Sauf qu’à la différence de ces quatre jets d’entraînement classiques, chargés de la formation avancé et de l’entraînement au tir le futur avion, qui venait de recevoir la désignation de C.22 Ventura, visait le marché des avions de formation initiale et intermédiaire. En gros il cherchait à concurrencer les avions à moteurs à pistons types Beechcraft T-34B Mentor ou encore Cessna T-41 Mescalero.
Le pari était osé et risqué mais méritait qu’on s’y intéresse.
Extérieurement le Caproni Vizzola C.22 Ventura détonnait. Avec son aile haute droite et son fuselage large accueillant le cockpit biplace côte à côte il ne pouvait son ascendance dans le vol à voile. Doté d’un train d’atterrissage tricycle escamotable il était propulsé par deux turboréacteurs Microturbo TRS 18-046, c’est à dire le même modèle que sur le moto-planeur Calif. À ce stade de son développement le Ventura n’était pas prévu pour être armé.
Une des grandes nouveautés de l’avion était qu’il ne soit pas intégralement construit en métal mais qu’il intégrait également des matériaux composites comme les fibres de carbone et de verre.
C’est dans cette configuration que le prototype vola le 21 juillet 1980 sous l’immatriculation civile italienne I-CAVJ.
Assez logiquement l’avion n’attira pas immédiatement les clients potentiels. En Italie l’Aeronautica Militare exprima même son rejet d’un tel avion, jugé inutile et même potentiellement dangereux comme machine d’entraînement primaire. Pourtant les ingénieurs du bureau d’étude Vizzola avaient gagné leur pari : concevoir un jet d’entraînement aussi peu gourmand qu’un avion à moteur à pistons.
Seulement voilà les essais en vol démontrèrent que le C.22 Ventura était poussif, peu manœuvrable à basse altitude, très instable lors des phases d’atterrissage, et disposant d’un rayon d’action trop faible.
Un second prototype, immatriculé I-CAVT, fut assemblé en tenant compte de ces enseignements.

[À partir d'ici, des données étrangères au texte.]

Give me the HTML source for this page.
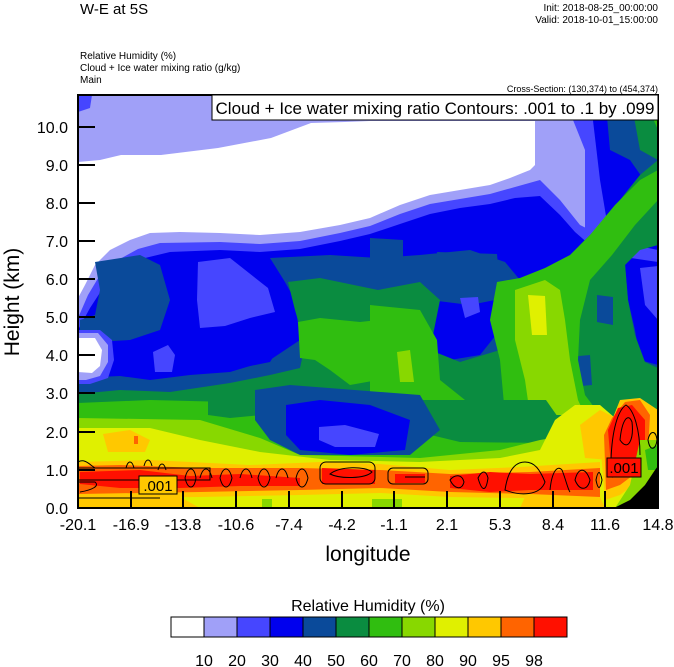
<!DOCTYPE html>
<html><head><meta charset="utf-8"><style>
html,body{margin:0;padding:0;background:#fff;}
svg{display:block;font-family:"Liberation Sans",Arial,sans-serif;}
</style></head><body>
<svg width="674" height="667" viewBox="0 0 674 667" xmlns="http://www.w3.org/2000/svg" xml:space="preserve">
<defs><clipPath id="pc"><rect x="78" y="95" width="580" height="413"/></clipPath></defs>
<g clip-path="url(#pc)">
<rect x="78" y="95" width="580" height="413" fill="#a0a0f8"/>
<path d="M78,95 L92,95 L90,108 L78,112Z" fill="#4646ff"/>
<path d="M563,95 L658,95 L658,260 L600,250 L585,235 L585,150Z" fill="#4646ff"/>
<path d="M590,95 L658,95 L658,250 L610,240 L600,180Z" fill="#0000ee"/>
<path d="M605,95 L658,95 L658,200 L630,160 L610,150Z" fill="#0a4a9a"/>
<path d="M630,95 L658,95 L658,160 L640,150Z" fill="#0a8c40"/>
<path d="M645,100 L658,100 L658,130Z" fill="#30be10"/>
<path d="M78,162 L100,160 L121,155 L161,155 L218,148 L271,138 L311,123 L345,122 L370,121 L535,121 L535,165 L530,170 L510,178 L490,185 L460,190 L430,195 L400,205 L370,218 L340,225 L300,232 L260,235 L220,233 L180,232 L150,233 L130,240 L110,250 L95,265 L85,285 L78,298Z" fill="#fff"/>
<path d="M78,318 L88,295 L100,275 L118,260 L138,249 L160,243 L220,242 L260,244 L300,241 L340,233 L370,226 L400,214 L430,204 L460,199 L490,194 L515,187 L540,180 L560,200 L580,225 L600,235 L658,255 L658,508 L78,508Z" fill="#4646ff"/>
<path d="M78,330 L90,308 L105,285 L125,268 L145,258 L170,252 L220,250 L260,252 L300,249 L340,241 L370,234 L400,224 L430,214 L460,208 L490,204 L515,198 L540,196 L560,215 L575,232 L590,245 L610,255 L658,262 L658,508 L78,508Z" fill="#0000ee"/>
<path d="M95,262 L140,255 L160,265 L170,300 L160,330 L130,340 L95,342 L80,335 L80,320 L95,315 L100,290Z" fill="#0a4a9a"/>
<path d="M270,258 L330,255 L378,258 L420,255 L450,252 L470,250 L505,262 L520,280 L540,300 L560,300 L570,280 L590,270 L620,262 L658,265 L658,508 L78,508 L78,378 L120,376 L150,380 L190,375 L230,372 L270,360 L300,340 L295,300 L285,282Z" fill="#0a4a9a"/>
<path d="M370,238 L403,240 L403,275 L380,278 L370,270Z" fill="#0a4a9a"/>
<path d="M437,252 L497,254 L500,290 L485,302 L460,300 L440,290Z" fill="#0a4a9a"/>
<path d="M120,350 L170,345 L220,350 L260,356 L285,345 L290,330 L270,362 L230,370 L190,372 L150,376 L120,372Z" fill="#0000ee"/>
<path d="M430,300 L470,305 L495,300 L500,330 L480,355 L450,360 L430,350 L420,320Z" fill="#0000ee"/>
<path d="M625,262 L658,262 L658,365 L640,360 L635,330 L628,300Z" fill="#0000ee"/>
<path d="M198,262 L230,258 L268,288 L275,312 L250,318 L225,326 L200,328 L197,300Z" fill="#4646ff"/>
<path d="M153,352 L168,345 L175,355 L172,372 L155,372Z" fill="#4646ff"/>
<path d="M460,298 L478,297 L480,312 L465,318Z" fill="#4646ff"/>
<path d="M640,268 L658,266 L658,320 L645,305Z" fill="#4646ff"/>
<!-- left white blob -->
<path d="M78,330 L100,330 L112,340 L114,360 L108,378 L90,384 L78,384Z" fill="#4646ff"/>
<path d="M78,333 L98,333 L108,345 L108,362 L100,376 L86,380 L78,380Z" fill="#a0a0f8"/>
<path d="M78,338 L95,338 L102,350 L100,366 L92,373 L78,372Z" fill="#fff"/>
<path d="M288,282 L320,278 L378,290 L420,282 L440,300 L430,350 L460,362 L500,350 L510,300 L520,280 L545,280 L560,270 L580,245 L600,225 L620,200 L640,175 L658,160 L658,245 L640,250 L625,265 L628,300 L635,335 L645,362 L658,368 L658,508 L78,508 L78,394 L120,390 L170,392 L230,383 L270,375 L300,368 L305,345 L295,310Z" fill="#0a8c40"/>
<path d="M597,295 L613,297 L613,325 L597,322Z" fill="#0a4a9a"/>
<path d="M557,358 L590,355 L592,385 L560,388Z" fill="#0a4a9a"/>
<path d="M298,322 L320,318 L360,322 L378,320 L378,380 L350,385 L330,370 L315,360 L300,358Z" fill="#30be10"/>
<path d="M370,305 L420,310 L437,340 L440,380 L465,400 L470,415 L370,415Z" fill="#30be10"/>
<path d="M497,282 L520,278 L545,268 L570,255 L590,235 L615,205 L640,180 L658,170 L658,200 L635,225 L612,255 L590,280 L580,320 L578,360 L585,395 L600,415 L505,415 L500,360 L490,320Z" fill="#30be10"/>
<path d="M78,403 L150,400 L230,402 L270,408 L290,415 L78,415Z" fill="#30be10"/>
<path d="M397,352 L410,350 L414,382 L400,382Z" fill="#88d800"/>
<path d="M515,290 L545,280 L560,290 L565,320 L570,360 L578,400 L585,415 L530,415 L525,380 L515,340Z" fill="#88d800"/>
<path d="M528,295 L545,296 L547,335 L532,335Z" fill="#e0f000"/>
<path d="M78,415 L208,410 L255,412 L286,415 L420,430 L460,438 L500,440 L546,440 L580,430 L600,420 L658,420 L658,508 L78,508Z" fill="#30be10"/>
<path d="M208,400 L262,400 L262,415 L230,418 L208,415Z" fill="#0a8c40"/>
<path d="M390,400 L546,400 L560,420 L546,443 L460,442 L410,430Z" fill="#0a8c40"/>
<path d="M255,390 L290,385 L420,395 L440,430 L410,455 L300,455 L270,440 L255,420Z" fill="#0a4a9a"/>
<path d="M286,405 L320,400 L370,405 L410,420 L405,450 L350,455 L300,450 L286,435Z" fill="#0000ee"/>
<path d="M319,427 L345,425 L379,434 L375,447 L335,447 L319,440Z" fill="#4646ff"/>
<path d="M78,418 L200,420 L260,438 L300,455 L420,458 L500,450 L540,440 L600,430 L658,440 L658,508 L78,508Z" fill="#88d800"/>
<path d="M78,428 L150,428 L200,440 L260,452 L330,460 L420,462 L500,458 L540,450 L555,420 L575,405 L600,405 L658,455 L658,508 L78,508Z" fill="#e0f000"/>
<path d="M580,425 L600,410 L620,420 L610,460 L585,458Z" fill="#ffc800"/>
<path d="M103,434 L130,430 L150,440 L145,452 L108,452Z" fill="#ffc800"/>
<rect x="134" y="436" width="4" height="8" fill="#ff6400"/>
<path d="M78,462 L150,460 L250,465 L320,462 L380,464 L450,470 L520,467 L600,462 L600,500 L520,498 L450,497 L380,493 L300,495 L200,497 L78,498Z" fill="#ffc800"/>
<path d="M78,466 L120,465 L200,468 L300,468 L380,470 L450,474 L530,472 L600,468 L600,497 L530,494 L450,492 L380,488 L300,490 L200,492 L78,494Z" fill="#ff6400"/>
<path d="M80,472 L140,470 L190,476 L240,474 L300,478 L300,486 L240,486 L180,488 L120,488 L80,484Z" fill="#ff1000"/>
<path d="M322,468 L375,470 L375,484 L322,484Z" fill="#ff1000"/>
<path d="M395,474 L425,474 L425,483 L395,483Z" fill="#ff1000"/>
<path d="M450,476 L490,472 L530,474 L593,472 L593,490 L530,490 L490,492 L450,488Z" fill="#ff1000"/>
<path d="M78,498 L180,497 L200,508 L78,508Z" fill="#ffc800"/>
<path d="M525,497 L600,497 L605,508 L520,508Z" fill="#ffc800"/>
<rect x="262" y="499" width="10" height="9" fill="#88d800"/>
<rect x="372" y="499" width="30" height="9" fill="#88d800"/>
<path d="M600,440 L612,420 L620,400 L640,398 L658,410 L658,470 L640,480 L620,495 L605,500Z" fill="#ffc800"/>
<path d="M604,435 L612,418 L625,402 L640,400 L650,415 L648,450 L640,470 L620,485 L606,490Z" fill="#ff6400"/>
<path d="M608,430 L618,408 L632,405 L645,420 L645,450 L635,468 L612,478Z" fill="#ff1000"/>
<path d="M640,440 L658,440 L658,480 L645,485 L635,495 L625,508 L615,508 L630,485Z" fill="#88d800"/>
<path d="M645,450 L658,445 L658,470 L648,470Z" fill="#30be10"/>
<path d="M614,508 L630,500 L645,485 L655,470 L658,466 L658,508Z" fill="#000"/>
<g fill="none" stroke="#000" stroke-width="1">
<path d="M78,462 C85,458 90,465 95,468 L78,468 M78,482 L95,482 C100,486 92,490 80,492"/>
<path d="M78,480 L210,480 L210,468 L78,468"/>
<path d="M78,498 L160,498"/>
<rect x="320" y="462" width="55" height="22" rx="6"/>
<path d="M330,474 C340,466 365,466 372,472 C365,479 340,479 330,474Z"/>
<rect x="388" y="468" width="40" height="16" rx="5"/>
<path d="M405,477 L425,477"/>
<path d="M126,468 C128,460 132,460 134,468 M144,466 C146,458 150,458 152,466 M158,470 C160,462 164,462 166,470"/>
<path d="M185,478 C188,466 194,466 196,478 M200,478 C203,466 209,466 212,478 M220,478 C223,466 229,466 232,478 M240,478 C243,466 249,466 252,478 M258,478 C261,466 267,466 270,478 M276,478 C279,466 285,466 288,478 M296,478 C299,466 305,466 308,478"/>
<path d="M185,478 C188,490 194,490 196,478 M220,478 C223,490 229,490 232,478 M258,478 C261,490 267,490 270,478 M296,478 C299,490 305,490 308,478"/>
<path d="M450,480 C455,474 462,474 464,482 C462,490 455,490 450,480Z"/>
<path d="M478,478 C482,470 486,470 488,478 C486,492 482,492 478,478Z"/>
<path d="M505,490 C508,470 515,462 525,462 C535,462 540,470 545,482 C540,496 520,496 505,490Z"/>
<path d="M550,490 C552,470 558,465 562,470 C566,480 568,490 570,492 M575,480 C578,468 585,466 590,480 C588,490 580,492 575,480Z"/>
<path d="M596,480 C598,470 600,470 602,480 C600,490 598,490 596,480Z"/>
<path d="M611,460 C612,430 618,410 626,405 C634,410 640,430 640,455 M620,440 C622,420 628,412 632,422 C634,440 628,452 620,440Z"/>
<path d="M648,440 C650,430 656,430 657,440 C656,450 650,452 648,440Z"/>
</g>
<rect x="139" y="476" width="38" height="18" fill="#ffc800" stroke="#000" stroke-width="1"/>
<text x="158" y="491" font-size="15" text-anchor="middle">.001</text>
<rect x="607" y="458" width="34" height="19" fill="#ff1000" stroke="#000" stroke-width="1"/>
<text x="624" y="473" font-size="15" text-anchor="middle">.001</text>
</g>
<rect x="78" y="95" width="580" height="413" fill="none" stroke="#000" stroke-width="2"/>
<rect x="212" y="95" width="446" height="25" fill="#fff" stroke="#000" stroke-width="1"/>
<text x="435" y="114" font-size="17" text-anchor="middle">Cloud + Ice water mixing ratio Contours: .001 to .1 by .099</text>
<g stroke="#000" stroke-width="2">
<line x1="78" y1="127" x2="95" y2="127"/><line x1="78" y1="165" x2="95" y2="165"/><line x1="78" y1="203" x2="95" y2="203"/><line x1="78" y1="241" x2="95" y2="241"/><line x1="78" y1="279" x2="95" y2="279"/><line x1="78" y1="317" x2="95" y2="317"/><line x1="78" y1="355" x2="95" y2="355"/><line x1="78" y1="393" x2="95" y2="393"/><line x1="78" y1="432" x2="95" y2="432"/><line x1="78" y1="470" x2="95" y2="470"/>
<line x1="131" y1="508" x2="131" y2="491"/><line x1="183" y1="508" x2="183" y2="491"/><line x1="236" y1="508" x2="236" y2="491"/><line x1="289" y1="508" x2="289" y2="491"/><line x1="342" y1="508" x2="342" y2="491"/><line x1="394" y1="508" x2="394" y2="491"/><line x1="447" y1="508" x2="447" y2="491"/><line x1="500" y1="508" x2="500" y2="491"/><line x1="553" y1="508" x2="553" y2="491"/><line x1="605" y1="508" x2="605" y2="491"/>
</g>
<g font-size="16" text-anchor="end">
<text x="68" y="133">10.0</text><text x="68" y="171">9.0</text><text x="68" y="209">8.0</text><text x="68" y="247">7.0</text><text x="68" y="285">6.0</text><text x="68" y="323">5.0</text><text x="68" y="361">4.0</text><text x="68" y="399">3.0</text><text x="68" y="438">2.0</text><text x="68" y="476">1.0</text><text x="68" y="514">0.0</text>
</g>
<g font-size="16" text-anchor="middle">
<text x="78" y="530">-20.1</text><text x="131" y="530">-16.9</text><text x="183" y="530">-13.8</text><text x="236" y="530">-10.6</text><text x="289" y="530">-7.4</text><text x="342" y="530">-4.2</text><text x="394" y="530">-1.1</text><text x="447" y="530">2.1</text><text x="500" y="530">5.3</text><text x="553" y="530">8.4</text><text x="605" y="530">11.6</text><text x="658" y="530">14.8</text>
</g>
<text x="368" y="561" font-size="21" text-anchor="middle">longitude</text>
<text x="0" y="0" font-size="21" text-anchor="middle" transform="translate(19,302) rotate(-90)">Height (km)</text>
<text x="80" y="14" font-size="15">W-E at 5S</text>
<text x="658" y="11" font-size="10" text-anchor="end">Init: 2018-08-25_00:00:00</text>
<text x="658" y="23" font-size="10" text-anchor="end">Valid: 2018-10-01_15:00:00</text>
<text x="80" y="59" font-size="10">Relative Humidity   (%)</text>
<text x="80" y="71" font-size="10">Cloud + Ice water mixing ratio   (g/kg)</text>
<text x="80" y="83" font-size="10">Main</text>
<text x="658" y="92" font-size="9" text-anchor="end">Cross-Section: (130,374) to (454,374)</text>
<text x="368" y="611" font-size="16" text-anchor="middle">Relative Humidity  (%)</text>
<g stroke="#000" stroke-width="1">
<rect x="171" y="617" width="33" height="20" fill="#fff"/>
<rect x="204" y="617" width="33" height="20" fill="#a0a0f8"/>
<rect x="237" y="617" width="33" height="20" fill="#4646ff"/>
<rect x="270" y="617" width="33" height="20" fill="#0000ee"/>
<rect x="303" y="617" width="33" height="20" fill="#0a4a9a"/>
<rect x="336" y="617" width="33" height="20" fill="#0a8c40"/>
<rect x="369" y="617" width="33" height="20" fill="#30be10"/>
<rect x="402" y="617" width="33" height="20" fill="#88d800"/>
<rect x="435" y="617" width="33" height="20" fill="#e0f000"/>
<rect x="468" y="617" width="33" height="20" fill="#ffc800"/>
<rect x="501" y="617" width="33" height="20" fill="#ff6400"/>
<rect x="534" y="617" width="33" height="20" fill="#ff1000"/>
</g>
<g font-size="16" text-anchor="middle">
<text x="204" y="666">10</text><text x="237" y="666">20</text><text x="270" y="666">30</text><text x="303" y="666">40</text><text x="336" y="666">50</text><text x="369" y="666">60</text><text x="402" y="666">70</text><text x="435" y="666">80</text><text x="468" y="666">90</text><text x="501" y="666">95</text><text x="534" y="666">98</text>
</g>
</svg>
</body></html>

Mais surtout désormais Caproni visait également d’en développer une version de reconnaissance armée et de contrôle aérien de l’avant sous la désignation C.22R, la version d’entraînement initiale devenant ainsi le C.22J. Le C.22R aurait du pouvoir emporter une charge de combat d’environ 200kg sous les ailes composée de nacelles mitrailleuses et/ou de paniers à roquettes, entre autre aux phosphores permettant le marquage des cibles avant leur frappe.
Cependant le développement aux États-Unis mais aussi plus timidement alors en France et au Royaume-Uni de la technologie de guidage laser des bombes et missiles allait définitivement tuer le contrôle aérien avancé. Le C.22R demeura donc à l’état de simple projet.
Pour autant le second prototype fut assemblé en 1981. A cette époque l’hélicoptériste Agusta était entré au capital de Caproni et avait donc un droit de regard sur le programme du C.22J Ventura. Et ses dirigeants demandèrent qu’on adapte le petit biréacteur au marché des avions de tourisme et d’affaire. En fait chez Agusta on lorgnait depuis longtemps du côté du Morane-Saulnier MS.760 Paris capable aussi bien de se vendre auprès des militaires que des civils. Mais là où le biréacteur français était quadriplace l’avion italien demeurait biplace. Et une fois encore il échoua.
Malgré des présentations en 1980 et 1982 à Farnborough et 1981 au Bourget jamais le Caproni Vizzola C.22 Ventura n’attira autre chose que la curiosité. Avion d’entraînement passablement raté il ne dépassa pas le stade du prototype.
De nos jours le premier avion construit est préservé et exposé au Museo dell’Aeronautica Gianni Caproni à Trente dans le nord-est de l’Italie. Il a été restauré entre 2007 et 2009.